Investigating gender variances helps science progress, says Saad, quoting the late J.B.S. Haldane’s four stages of acceptance: “One: This is worthless nonsense. Two: This is an interesting but perverse point of view. Three: This is true, but quite unimportant. Four: I always said so.”

To support his theories, Saad merges psychological and biological evidence. In one peer-reviewed study, he found that increased length between men’s second and fourth finger was linked to high levels of prenatal testosterone and risk taking. “In each of our studies, our goal is to find the physiological proof to back our concept,” says Saad.

He’s documented how sports cars and premium wares can trigger biological response in men. “A Rolex or luxury vehicle can cause a rise in testosterone,” he says, noting he examines these issues in his interdisciplinary book, The Consuming Instinct: What Juicy Burgers, Ferraris, Pornography, and Gift Giving Reveal about Human Nature (Prometheus Books, 2011).

Saad argues that consumer behaviours in men and women are rooted in evolution and four Darwinian drives: survival (we prefer foods high in calories); reproduction (we use products as sexual signals); kin selection (we naturally exchange gifts with family members); and reciprocal altruism (we enjoy offering gifts to close friends). “We are a sexually reproducing species that uses products to impress and attract members of the opposite sex,” he says.

Blokes and booze

Roisin O’Connor investigates what drives problematic drinking in young adults, specifically understanding unique risks for men. A professor in Concordia’s Department of Physcology and director of the Young Adult and Alcohol Research Lab, her Loyola Campus lab was built to mimic a bar. There she investigates how men aged 18 to 25 imbibe beer and other spirits to cope during situations of high anxiety. “I’m looking at how young men might be drinking to reduce tension during the transitional years between school and the working world,” she says.

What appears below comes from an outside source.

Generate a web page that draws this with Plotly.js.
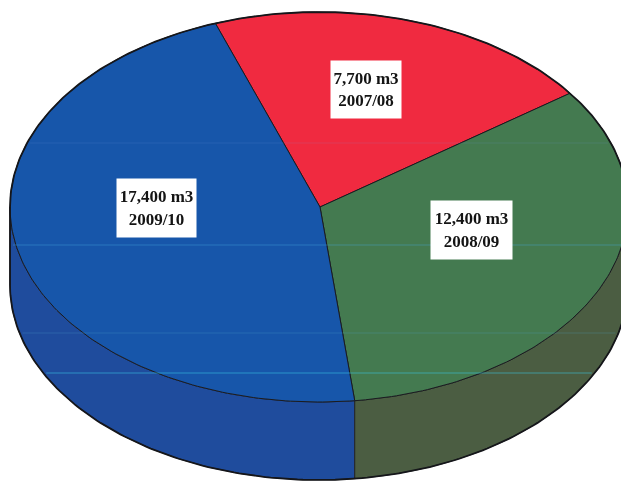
<!DOCTYPE html>
<html>
<head>
<meta charset="utf-8">
<script src="https://cdn.plot.ly/plotly-3.0.1.min.js"></script>
<style>html,body{margin:0;padding:0;background:#fff;overflow:hidden}#chart{filter:blur(0.45px)}</style>
</head>
<body>
<div id="chart" style="width:621px;height:481px"></div>
<script>
// Data
const seasons = ["2007/08", "2008/09", "2009/10"];
const volumes = [7700, 12400, 17400];
const volumeLabels = ["7,700 m3", "12,400 m3", "17,400 m3"];

// Drawing geometry (pie tilted into an ellipse, in axis units)
const cx = 319, cy = 207, rx = 309, ry = 195, depth = 78;
const pivotX = 320;
const startAngle = -19.6;         // degrees clockwise from top
const faceColors = ["#f02a40", "#447a50", "#1756aa"];
const wallGreen = "#4b5d42", wallBlue = "#1f4c9d";
const labelCentres = [[366, 89.5], [471, 230], [156.5, 208]];
const boxSizes = [[70, 57], [81, 58], [79, 58]];

const rad = d => d * Math.PI / 180;
const px = a => cx + rx * Math.sin(rad(a));
const py = (a, dy) => cy + (dy || 0) - ry * Math.cos(rad(a));

function arc(a0, a1, dy) {
  const xs = [], ys = [], n = Math.max(2, Math.ceil(Math.abs(a1 - a0)));
  for (let i = 0; i <= n; i++) {
    const a = a0 + (a1 - a0) * i / n;
    xs.push(px(a)); ys.push(py(a, dy));
  }
  return [xs, ys];
}

function poly(xs, ys, fill, width, name) {
  return {type: "scatter", mode: "lines", x: xs, y: ys, fill: "toself", fillcolor: fill,
    line: {color: "#1a1b20", width: width}, hoverinfo: "skip", showlegend: false, name: name};
}

const total = volumes.reduce((s, v) => s + v, 0);
const bounds = [startAngle];
volumes.forEach(v => bounds.push(bounds[bounds.length - 1] + v / total * 360));

const traces = [];

// Side walls
const split = bounds[2];
function wall(a0, a1, fill) {
  const top = arc(a0, a1, 0), bot = arc(a1, a0, depth);
  return poly(top[0].concat(bot[0], [top[0][0]]), top[1].concat(bot[1], [top[1][0]]), fill, 0.8, "wall");
}
traces.push(wall(split, 270, wallBlue));
traces.push(wall(90, split, wallGreen));

// Top face slices
volumes.forEach((v, i) => {
  const a = arc(bounds[i], bounds[i + 1], 0);
  traces.push(poly([pivotX].concat(a[0], [pivotX]), [cy].concat(a[1], [cy]), faceColors[i], 1.0, seasons[i]));
});

// Faint scanner streaks across the whole silhouette
function silhouetteHalf(y) {
  if (y <= cy) return rx * Math.sqrt(Math.max(0, 1 - Math.pow((y - cy) / ry, 2)));
  if (y <= cy + depth) return rx;
  return rx * Math.sqrt(Math.max(0, 1 - Math.pow((y - cy - depth) / ry, 2)));
}
[[245, "rgba(70,170,220,0.4)"], [373, "rgba(60,200,230,0.55)"], [333, "rgba(80,170,210,0.25)"], [143, "rgba(120,170,230,0.15)"]]
  .forEach(s => {
    const half = silhouetteHalf(s[0]);
    traces.push({type: "scatter", mode: "lines", x: [cx - half + 3, cx + half - 3], y: [s[0], s[0]],
      line: {color: s[1], width: 1}, hoverinfo: "skip", showlegend: false});
  });

// Heavy outer outline
const outlineTop = arc(-90, 90, 0), outlineBot = arc(90, 270, depth);
traces.push({type: "scatter", mode: "lines",
  x: outlineTop[0].concat(outlineBot[0], [outlineTop[0][0]]),
  y: outlineTop[1].concat(outlineBot[1], [outlineTop[1][0]]),
  line: {color: "#15161a", width: 1.8}, hoverinfo: "skip", showlegend: false});

const annotations = volumes.map((v, i) => ({
  x: labelCentres[i][0], y: labelCentres[i][1], xref: "x", yref: "y",
  text: volumeLabels[i] + "<br>" + seasons[i],
  showarrow: false, bgcolor: "#ffffff", borderpad: 0,
  width: boxSizes[i][0], height: boxSizes[i][1], align: "center", valign: "middle",
  font: {family: "Liberation Serif, serif", size: 17, color: "#141414", weight: 700}
}));

const hidden = {visible: false, fixedrange: true};
Plotly.newPlot("chart", traces, {
  width: 621, height: 481,
  margin: {l: 0, r: 0, t: 0, b: 0},
  paper_bgcolor: "#ffffff", plot_bgcolor: "#ffffff",
  showlegend: false,
  xaxis: Object.assign({range: [0, 621]}, hidden),
  yaxis: Object.assign({range: [481, 0]}, hidden),
  annotations: annotations
}, {staticPlot: true, displayModeBar: false});
</script>
</body>
</html>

Roisin O’Connor The research of psychology professor Roisin O’Connor delves into what drives men’s drinking habits.

“I’m particularly interested in how people prone to anxiety, especially in social situations, are at risk of heavy alcohol use in later life.”

She seeks clues that might explain why some men engage in binge drinking in youth, moderate as they age, while others continue in excess into adulthood. “Are they impulsive? What piece of the puzzle are we missing?” she asks.

To shed light on such questions, O’Connor recently launched the groundbreaking smart phone study on drinking patterns among undergraduates. Participants receive messages, Thursday through Saturday evenings, asking them to text information on their mood, location and what they might be drinking. “It’s discreet and we can almost be there with them,” says O’Connor.

Her goal is to better understand how dysfunctional drinking patterns emerge. “Drinking is such a complex behaviour that can cause so many problems,” she says, noting her gender focus changed after she found evidence that young men seemed to be at particular risk for heavy drinking as a way to cope. “I expected young women might drink more during anxious periods, yet I found it is men who drink more heavily in an effort to reduce tension.”

While O’Connor’s research is funded by government agencies like the Canadian Institutes of Health Research, she occasionally encounters people who question why any investigation would segregate the sexes. “Yet front-line practitioners need such data to decide on best courses of treatment,” she says. “ The key to appropriate intervention is knowing how and when to get involved.”

– Sylvain-Jacques Desjardins, BA 97, is director of communications for Concordia’s Advancement and Alumni Relations.